— Start Extracted data —
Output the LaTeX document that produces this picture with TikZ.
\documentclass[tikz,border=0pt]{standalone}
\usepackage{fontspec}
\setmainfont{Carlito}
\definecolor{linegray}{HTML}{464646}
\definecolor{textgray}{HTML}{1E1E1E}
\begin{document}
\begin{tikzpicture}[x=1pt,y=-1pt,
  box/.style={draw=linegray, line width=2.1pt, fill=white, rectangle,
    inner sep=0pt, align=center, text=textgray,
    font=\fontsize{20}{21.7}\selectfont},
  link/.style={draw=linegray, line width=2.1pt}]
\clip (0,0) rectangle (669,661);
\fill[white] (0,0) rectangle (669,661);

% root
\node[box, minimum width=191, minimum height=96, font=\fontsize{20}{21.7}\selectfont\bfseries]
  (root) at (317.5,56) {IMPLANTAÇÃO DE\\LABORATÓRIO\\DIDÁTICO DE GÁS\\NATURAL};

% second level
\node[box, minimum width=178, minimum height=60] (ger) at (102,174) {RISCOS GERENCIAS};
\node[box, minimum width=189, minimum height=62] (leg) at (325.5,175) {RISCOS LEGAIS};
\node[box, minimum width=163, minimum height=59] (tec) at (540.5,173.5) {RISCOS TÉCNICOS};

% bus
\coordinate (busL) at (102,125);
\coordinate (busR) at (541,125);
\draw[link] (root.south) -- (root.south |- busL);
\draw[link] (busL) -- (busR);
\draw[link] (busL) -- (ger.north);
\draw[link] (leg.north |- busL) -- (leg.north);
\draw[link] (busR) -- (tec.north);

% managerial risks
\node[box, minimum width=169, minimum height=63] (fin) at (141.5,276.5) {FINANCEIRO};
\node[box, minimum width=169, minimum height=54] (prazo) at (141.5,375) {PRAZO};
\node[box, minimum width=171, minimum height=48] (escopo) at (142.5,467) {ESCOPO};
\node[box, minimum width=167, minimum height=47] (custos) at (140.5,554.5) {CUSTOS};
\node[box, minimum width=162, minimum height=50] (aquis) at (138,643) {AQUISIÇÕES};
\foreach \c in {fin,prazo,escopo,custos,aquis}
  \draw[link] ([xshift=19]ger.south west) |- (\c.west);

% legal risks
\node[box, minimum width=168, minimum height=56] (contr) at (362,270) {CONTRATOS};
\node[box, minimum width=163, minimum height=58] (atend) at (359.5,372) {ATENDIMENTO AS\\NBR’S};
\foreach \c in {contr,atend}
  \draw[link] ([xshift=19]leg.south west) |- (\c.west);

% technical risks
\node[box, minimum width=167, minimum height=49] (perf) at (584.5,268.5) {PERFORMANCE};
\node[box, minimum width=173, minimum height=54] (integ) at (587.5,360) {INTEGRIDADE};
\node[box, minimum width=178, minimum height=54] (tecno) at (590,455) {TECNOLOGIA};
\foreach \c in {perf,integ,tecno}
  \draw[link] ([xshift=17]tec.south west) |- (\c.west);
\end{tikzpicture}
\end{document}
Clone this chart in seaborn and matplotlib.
— End Extracted data —
■ Problem description
All lines holding the word "this" should be picked out and copied.

■ Output of the exercise
Output the LaTeX document that produces this picture with TikZ.
Clone this chart in seaborn and matplotlib.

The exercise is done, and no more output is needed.